Solving a Physics Problem: Work Done by OR on a Gas

[kent davidge]

Homework Statement

Homework Equations

no

The Attempt at a Solution

no

Since the problem asks how much work was done by OR on the gas, I did not understand why the book's answer is 162 J instead ±81 J that I've found. (sorry my bad english)

Sorry, the correct question on the problem is how much work was done from b to c instead from a to b as it's in the image.

 

[Isaac0427]

Show us how you got your answer, then we can point out what you did wrong. Also, be careful with your units. I don't know all the unit conversions but to use Joules the units for P and V are pascals and meters cubed, not atmospheres and liters.

 

[kent davidge]

Okay.

dW = dV p

In this case we have the initial and final values of V and p. So, W = (V_c - V_b) x 10^-3m³ x (P_c - P_b) x 1.013 x 10⁵Pa, which gives W = 81.04 J.

 

[haruspex]

Okay.

dW = dV p

In this case we have the initial and final values of V and p. So, W = (V_c - V_b) x 10^-3m³ x (P_c - P_b) x 1.013 x 10⁵Pa, which gives W = 81.04 J.

You have calculated $\Delta V\Delta p$. That is not the same as $\int p.dV$.

 

[kent davidge]

and how can I solve the integral for T?

 

[haruspex]

and how can I solve the integral for T?

In the graph, p is the y ordinate and V the x ordinate. So the integral is equivalent to $\int y.dx$. what's a geometric interpretation of that integral?

 

[kent davidge]

oh yes, I see that and I solve the problem by this way. But I wonder if there's anyway to solve this integral for T using only calculations without the graph. Is there a way?

 

[haruspex]

oh yes, I see that and I solve the problem by this way. But I wonder if there's anyway to solve this integral for T using only calculations without the graph. Is there a way?

Yes, but you first have to turn the graph into an equation relating p to V. Then plug that function into $\int p.dV$.

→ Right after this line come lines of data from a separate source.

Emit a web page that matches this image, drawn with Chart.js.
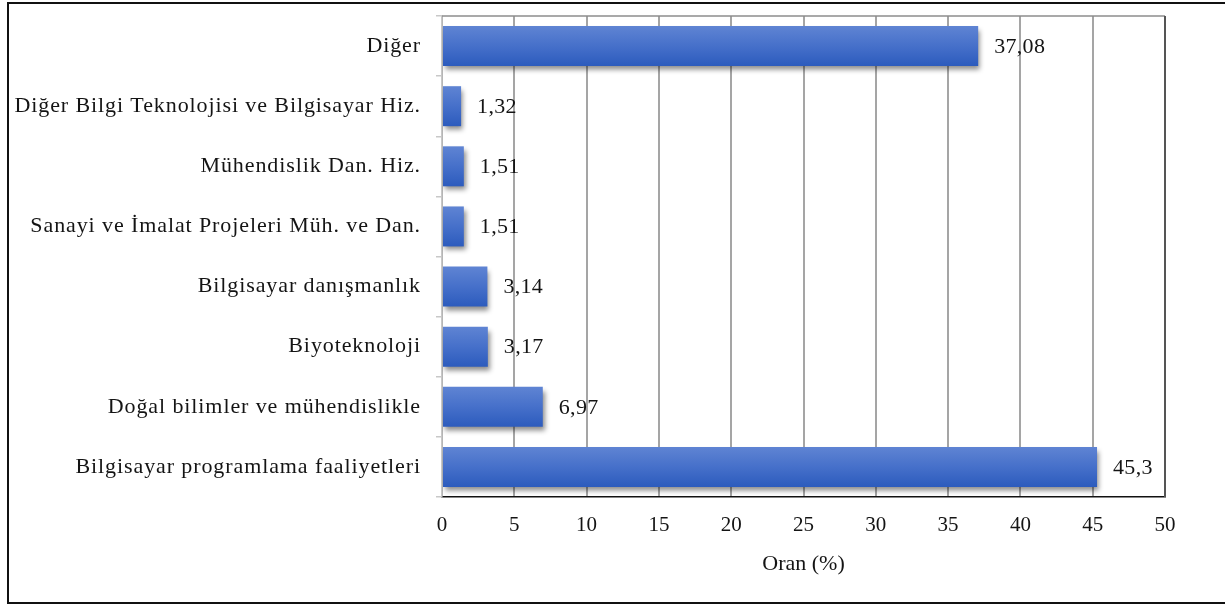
<!DOCTYPE html>
<html>
<head>
<meta charset="utf-8">
<script src="https://cdn.jsdelivr.net/npm/chart.js@4"></script>
<style>
  body { margin: 0; background: #fff; }
  #wrap { width: 1225px; height: 606px; }
</style>
</head>
<body>
<div id="wrap"><canvas id="myChart" width="1225" height="606"></canvas></div>
<script>
//---------------------------
// DATA
//---------------------------
const categories = [
    'Diğer',
    'Diğer Bilgi Teknolojisi ve Bilgisayar Hiz.',
    'Mühendislik Dan. Hiz.',
    'Sanayi ve İmalat Projeleri Müh. ve Dan.',
    'Bilgisayar danışmanlık',
    'Biyoteknoloji',
    'Doğal bilimler ve mühendislikle',
    'Bilgisayar programlama faaliyetleri'
];
const oranValues = [37.08, 1.32, 1.51, 1.51, 3.14, 3.17, 6.97, 45.3];
const xTicks = [0, 5, 10, 15, 20, 25, 30, 35, 40, 45, 50];
const axisTitle = 'Oran (%)';

const serif = "'Liberation Serif', 'Times New Roman', serif";
const textColor = '#141414';

// vertical gradient for every bar, built from the y scale
function barGradient(c) {
    const chart = c.chart;
    const y = chart.scales.y;
    if (!chart.chartArea || !y || c.dataIndex === undefined) return '#3f6bc9';
    const center = y.getPixelForValue(c.dataIndex);
    const half = (y.height / categories.length) * 0.665 / 2;
    const g = chart.ctx.createLinearGradient(0, center - half, 0, center + half);
    g.addColorStop(0, '#5f84d3');
    g.addColorStop(0.5, '#4670ca');
    g.addColorStop(1, '#2c5bbd');
    return g;
}

const barDecor = {
    id: 'barDecor',
    beforeDatasetsDraw(chart) {
        const ctx = chart.ctx;
        ctx.save();
        ctx.shadowColor = 'rgba(0, 0, 0, 0.45)';
        ctx.shadowBlur = 5;
        ctx.shadowOffsetX = 2;
        ctx.shadowOffsetY = 4;
    },
    afterDatasetsDraw(chart) {
        const ctx = chart.ctx;
        ctx.restore();
        // value labels
        ctx.save();
        ctx.font = '22px ' + serif;
        ctx.letterSpacing = '0.3px';
        ctx.fillStyle = textColor;
        ctx.textBaseline = 'middle';
        ctx.textAlign = 'left';
        const meta = chart.getDatasetMeta(0);
        meta.data.forEach((bar, i) => {
            const txt = String(oranValues[i]).replace('.', ',');
            ctx.fillText(txt, bar.x + 16, bar.y + 1);
        });
        ctx.restore();
    },
    afterDraw(chart) {
        const ctx = chart.ctx;
        const a = chart.chartArea;
        ctx.save();
        // category labels (wide letter spacing as in the original)
        const y = chart.scales.y;
        ctx.font = '22px ' + serif;
        ctx.letterSpacing = '0.9px';
        ctx.fillStyle = textColor;
        ctx.textAlign = 'right';
        ctx.textBaseline = 'middle';
        categories.forEach((c, i) => {
            ctx.fillText(c, 421, y.getPixelForValue(i));
        });
        ctx.letterSpacing = '0px';
        // plot top and right edge
        ctx.lineWidth = 1.5;
        ctx.strokeStyle = '#8c8c8c';
        ctx.beginPath();
        ctx.moveTo(a.left, a.top);
        ctx.lineTo(a.right, a.top);
        ctx.stroke();
        ctx.lineWidth = 2;
        ctx.strokeStyle = '#555';
        ctx.beginPath();
        ctx.moveTo(a.right, a.top);
        ctx.lineTo(a.right, a.bottom);
        ctx.stroke();
        // outer frame
        ctx.lineWidth = 2;
        ctx.strokeStyle = '#111';
        ctx.strokeRect(8, 3, 1230, 600);
        ctx.restore();
    }
};

const ctx = document.getElementById('myChart');

new Chart(ctx, {
    type: 'bar',
    data: {
        labels: categories,
        datasets: [{
            label: axisTitle,
            data: oranValues,
            backgroundColor: barGradient,
            borderWidth: 0,
            barPercentage: 0.665,
            categoryPercentage: 1
        }]
    },
    options: {
        indexAxis: 'y',
        responsive: false,
        animation: false,
        events: [],
        layout: {
            padding: { left: 0, top: 16, right: 60, bottom: 0 }
        },
        plugins: {
            legend: { display: false },
            tooltip: { enabled: false }
        },
        scales: {
            x: {
                min: 0,
                max: 50,
                afterBuildTicks: (s) => { s.ticks = xTicks.map(v => ({ value: v })); },
                afterFit: (s) => { s.height = 109; },
                grid: {
                    color: '#a5a5a5',
                    lineWidth: 2,
                    drawTicks: false
                },
                border: { display: true, color: '#111', width: 1.5 },
                ticks: {
                    padding: 16,
                    color: textColor,
                    font: { family: serif, size: 21 }
                },
                title: {
                    display: true,
                    text: axisTitle,
                    color: textColor,
                    font: { family: serif, size: 22 },
                    padding: { top: 0, bottom: 29 }
                }
            },
            y: {
                afterFit: (s) => { s.width = 442; },
                grid: {
                    drawOnChartArea: false,
                    drawTicks: true,
                    tickLength: 6,
                    color: '#c8c8c8',
                    lineWidth: 1.5
                },
                border: { display: true, color: '#c8c8c8', width: 1.5 },
                ticks: { display: false }
            }
        }
    },
    plugins: [barDecor]
});
</script>
</body>
</html>
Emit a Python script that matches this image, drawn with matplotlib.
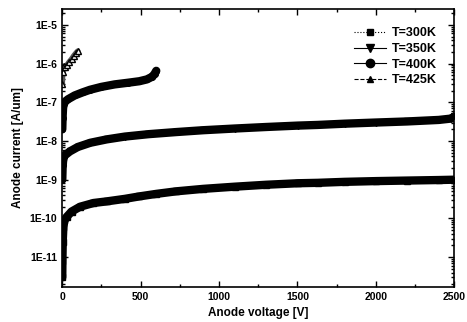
import matplotlib
matplotlib.use("Agg")
import matplotlib.pyplot as plt
from matplotlib.ticker import FixedLocator, NullFormatter, MultipleLocator

plt.rcParams['font.family'] = ['Liberation Sans', 'DejaVu Sans']

# values
v_300 = [1, 2, 4, 8, 15, 30, 60, 114, 200, 284, 400, 492, 600, 726, 900, 1100, 1300, 1503, 1629, 1800, 2000, 2200, 2400, 2500]
i_300 = [3e-12, 8e-12, 2.5e-11, 6e-11, 9e-11, 1.1e-10, 1.5e-10, 2e-10, 2.5e-10, 2.75e-10, 3.2e-10, 3.7e-10, 4.3e-10,
         5e-10, 5.8e-10, 6.6e-10, 7.4e-10, 8.1e-10, 8.3e-10, 8.8e-10, 9.2e-10, 9.5e-10, 9.8e-10, 1.0e-9]

v_350 = [1, 3, 6, 12, 25, 50, 100, 180, 284, 400, 550, 726, 900, 1100, 1300, 1503, 1629, 1800, 2000, 2200, 2400, 2480, 2500]
i_350 = [1e-9, 2e-9, 3e-9, 4e-9, 4.5e-9, 5.4e-9, 7e-9, 9e-9, 1.1e-8, 1.3e-8, 1.5e-8, 1.7e-8, 1.9e-8, 2.1e-8,
         2.3e-8, 2.5e-8, 2.6e-8, 2.8e-8, 3.0e-8, 3.2e-8, 3.5e-8, 3.8e-8, 4.3e-8]

v_400 = [1, 3, 6, 10, 20, 38, 80, 130, 177, 250, 335, 420, 492, 540, 575, 590, 600]
i_400 = [2e-8, 4e-8, 7e-8, 9e-8, 1.05e-7, 1.2e-7, 1.5e-7, 1.8e-7, 2.1e-7, 2.5e-7, 2.9e-7, 3.2e-7, 3.5e-7, 3.9e-7,
         4.6e-7, 5.5e-7, 6.5e-7]

v_425 = [1, 3, 6, 10, 20, 30, 45, 60, 75, 90, 100]
i_425 = [3e-7, 6e-7, 8e-7, 8.5e-7, 8e-7, 9e-7, 1.1e-6, 1.3e-6, 1.6e-6, 1.9e-6, 2.1e-6]

labels = ['T=300K', 'T=350K', 'T=400K', 'T=425K']

fig = plt.figure(figsize=(4.67, 3.22), dpi=100)
ax = fig.add_axes([0.133, 0.109, 0.840, 0.863])

ax.plot(v_300, i_300, color='black', lw=6, marker='s', ms=4, solid_capstyle='round')
ax.plot(v_350, i_350, color='black', lw=6, marker='v', ms=4, solid_capstyle='round')
ax.plot(v_400, i_400, color='black', lw=6, marker='o', ms=4, solid_capstyle='round')
ax.plot(v_425, i_425, color='#555555', lw=4, marker='^', ms=4, mfc='white', mec='black', solid_capstyle='round')

# legend handles (drawn outside the data range)
ax.plot([], [], color='black', lw=0.8, ls=':', marker='s', ms=5, label=labels[0])
ax.plot([], [], color='black', lw=0.8, marker='v', ms=6, label=labels[1])
ax.plot([], [], color='black', lw=0.8, marker='o', ms=6, label=labels[2])
ax.plot([], [], color='black', lw=0.8, ls='--', marker='^', ms=5, label=labels[3])
ax.legend(loc='upper right', bbox_to_anchor=(0.985, 0.975), frameon=False,
          handlelength=2.6, labelspacing=0.3, handletextpad=0.5,
          prop={'weight': 'bold', 'size': 9})

ax.set_yscale('log')
ax.set_xlim(0, 2500)
ax.set_ylim(10 ** -11.77, 10 ** -4.59)

yt = [1e-11, 1e-10, 1e-9, 1e-8, 1e-7, 1e-6, 1e-5]
ax.yaxis.set_major_locator(FixedLocator(yt))
ax.set_yticklabels(['1E-11', '1E-10', '1E-9', '1E-8', '1E-7', '1E-6', '1E-5'])
ax.yaxis.set_minor_formatter(NullFormatter())
ax.xaxis.set_major_locator(MultipleLocator(500))
ax.xaxis.set_minor_locator(MultipleLocator(250))

ax.tick_params(which='both', direction='in', top=True, right=True, labelsize=7.5, width=1)
ax.tick_params(which='major', length=4)
ax.tick_params(which='minor', length=2)
for lab in ax.get_xticklabels() + ax.get_yticklabels():
    lab.set_fontweight('bold')
for s in ax.spines.values():
    s.set_linewidth(1.2)

ax.set_xlabel('Anode voltage [V]', fontsize=8.5, fontweight='bold', labelpad=4)
ax.set_ylabel('Anode current [A/um]', fontsize=8.5, fontweight='bold', labelpad=4)

fig.savefig('out.png', dpi=100)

Edit: When you say you solved the problem that way, are you referring to your solution in post #3? That solution was wrong.

 

[kent davidge]

Ok. Thank you.

 

[Herman Trivilino]

Since the problem asks how much work was done by OR on the gas,

They do not want an answer with a ± sign in front of it. They want a positive number and they want you to determine whether it's "on" or "by".